Of the many observations made after Lithuania's parliamentary election, one is irrefutable: in the past 10 years Baltic pollsters have honed their vocation down to a science. They predicted the Labor Party would win by a hefty margin, and they were right.
The parvenu populists took nearly 29 percent of the vote, giving them 22 seats in Parliament; once the single-mandated portion of legislature (71 seats) is determined on Oct 24, this number is bound to grow significantly. Few doubt that the Labor Party, founded a year ago by Viktor Uspaskich, a businessman from Russia who made his millions selling jarred pickles, will maintain its dominant lead in number of parliamentary seats. Everyone loves a winner, and Lithuanians particularly love someone who is ignored by the political establishment.
This of course puts President Valdas Adamkus, well, in a pickle. He has not hidden his dislike of the ultra-populist approach of the Uspaskich team and even warned voters not to be tempted by fiscally irresponsible promises. The Conservatives, for their part, are livid at the Laborites' victory, while the more centrist alliance of the Social Democrats and Social Liberals, who have ruled the country for the past three years, aren't ruling out a coalition with the victors.
Is a coalition with Labor possible? Prime Minister Algirdas Brazauskas seems to think it is, as long as he remains head of government.
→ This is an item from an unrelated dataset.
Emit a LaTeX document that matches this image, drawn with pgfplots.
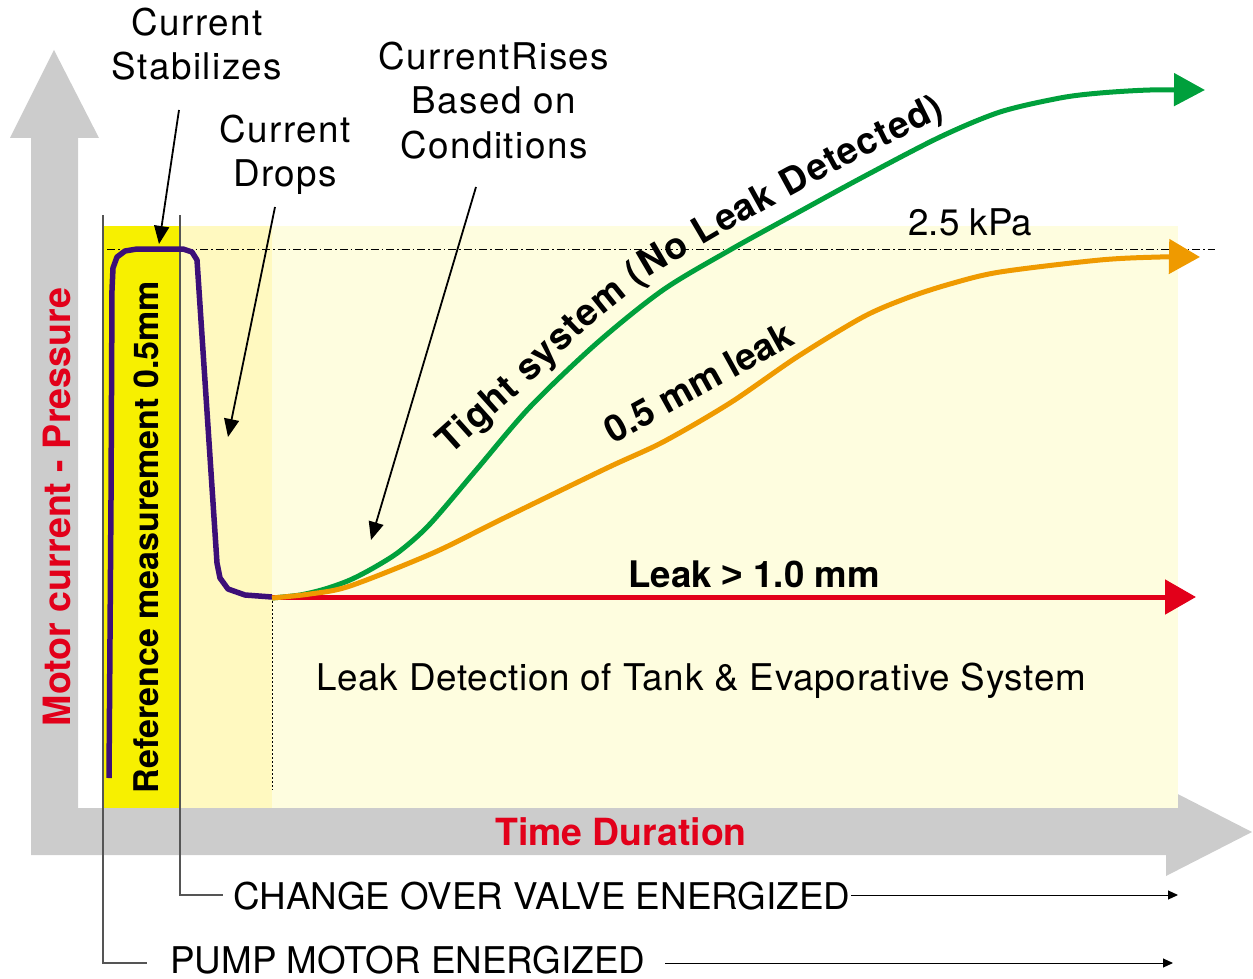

To that we can only add that he should keep the Finance Minister as well, since yielding control over the country's revenues to someone from a party that promised a dramatic increase in pensions, the minimum wage and the minimal level of tax-free income is fraught with financial catastrophe.
Otherwise, the buzzword in Lithuania now is "rainbow coalition." This envisages a marriage of right-wing (Homeland Union and the Liberal and Centrist Union) and left-wing (the Social Democrat/Social Liberal coalition) forces in order to keep the Laborites out of power and in the parliamentary opposition. The three groups already have 36 seats, but they would need that many more in single-mandate districts for any rainbow to materialize.
Ideologically, it seems that the two groups could get along. The ruling coalition of Social Democrats/Social Liberals have shown themselves to be quite pro-business, and Lithuania's economic growth - the highest in Europe last year - is the best proof of this. Speaking of the rainbow potential in an interview this week, President Adamkus said, "I am convinced that there may be such unpredictable situations in Lithuania. Those who are not on speaking terms with each other today and even deny such possibilities may surprise us." The question is whether the two sides can put to rest the bitter accusations of corruption that have tarnished Lithuanian politics this year.
But the president hinted as to where his personal preference lies. "We all make mistakes in our lives. In my opinion, the current government has made some as well. However, I admit that it is an efficient government, which has done a lot to retain Lithuania's stability, and created a favorable environment for its economic life," he told the Kauno Diena daily. "If the prime minister has authorization, if he has an opportunity to get sufficient approval in the Seimas for a stable government, I would certainly decide [to appoint Brazauskas]."